Com episódios em preto e branco, “Colônia” acompanha a história de Elisa, uma jovem de 20 anos que chega ao Hospício Colônia, no começo dos anos 70. Grávida de quatro meses, ela é enviada ao local pelo seu próprio, que fica enfurecido ao descobrir que sua filha destruiu seus planos de casá-la com um fazendeiro rico. Lá, ela descobrirá um escondido universo de práticas abusivas e dolorosas, em pessoas que não apresentam qualquer tipo de diagnóstico de doença mental.

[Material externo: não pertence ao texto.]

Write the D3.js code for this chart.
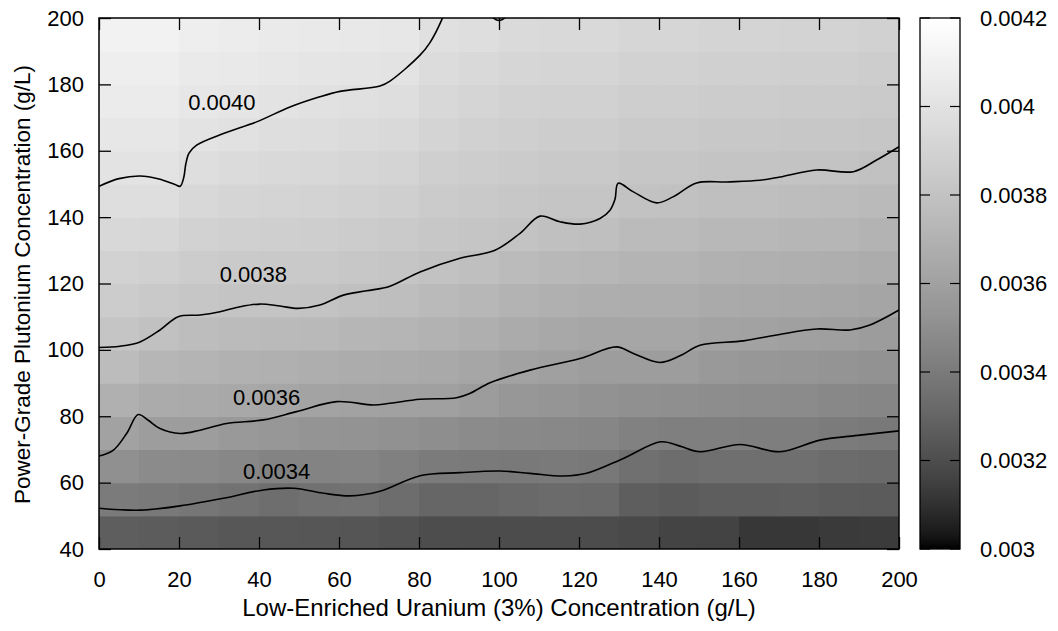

Com 10 episódios, todos feitos em preto e branco, a produção é livremente inspirada no livro “Holocausto Brasileiro”, de Daniela Arbex, e na história de tantos brasileiros, cujas vidas foram ceifadas no hospital. Fernanda Marques, Andréia Horta, Augusto Madeira, Naruna Costa, Bukassa Kabengele, Arlindo Lopes e Rejane Faria estrelam a produção.
Patrick de Jongh
De origem holandesa, Patrick de Jongh é um artista multifacetado, que toca mais de 15 instrumentos distintos. Compositor desde os 11 anos de idade, ele é formado em Violino Erudito, pelo Conservatório de Bruxelas, e em Produção Musical – pelo Conservatório de Roterdã.
De Jongh é também especialista em Engenharia de Áudio e Acústica, pelo SAE de Londres e de Los Angeles, e em Art and Craft of Orchestration for Film and Television (California State University – MIS).
Ao longo de sua trajetória profissional, o artista já compôs trilhas sonoras para mais de 50 projetos, entre longas metragens e séries de TV. Ele também atuou como designer de som da 3ª temporada da aclamada série norte-americana do canal USA, “Queen of South” (2018), bem como de “Felizes para Sempre” (2015), dirigida por Fernando Meirelles (“Cidade de Deus”).
Sua carreira como compositor e produtor musical nas telonas é marcada por seus trabalhos em longas de prestígio, como “O Traidor”, que fez parte da seleção oficial do Festival de Cannes 2019. Como compositor da Trilha Sonora Adicional do longa, de Jongh trabalhou ao lado do ganhador do Oscar pela emblemática trilha do clássico “A Vida é Bela”, Nicola Piovani. Indo mais além, o artista também assina a trilha de abertura de “Resident Evil”, ao lado de Marco Beltrami e Marilyn Manson.
Já como produtor cinematográfico e televisivo, o artista também tem se destacado em projetos internacionais e assumiu a co-produção de “Shake Your Cares Away”, filme de origem alemã, israelense, francesa e brasileira, estrelado por Bérénice Bejo (indicada ao Oscar pelo aclamado “O Artista”).
No Brasil, de Jongh é também produtor do recente e premiado drama “Por que Você Não Chora?”, cuja estreia aconteceu no Festival de Gramado 2020. Adquirido pela International Sales, Silver Mountain, o longa ainda foi vendido para um canal europeu.
Seu trabalho mais recente foi na série “Colônia”, criada, dirigida e roteirizada por André Ristum. Além de assinar a trilha sonora da produção, estrelada por Andréia Horta, de Jongh assume a função de produtor associado do projeto.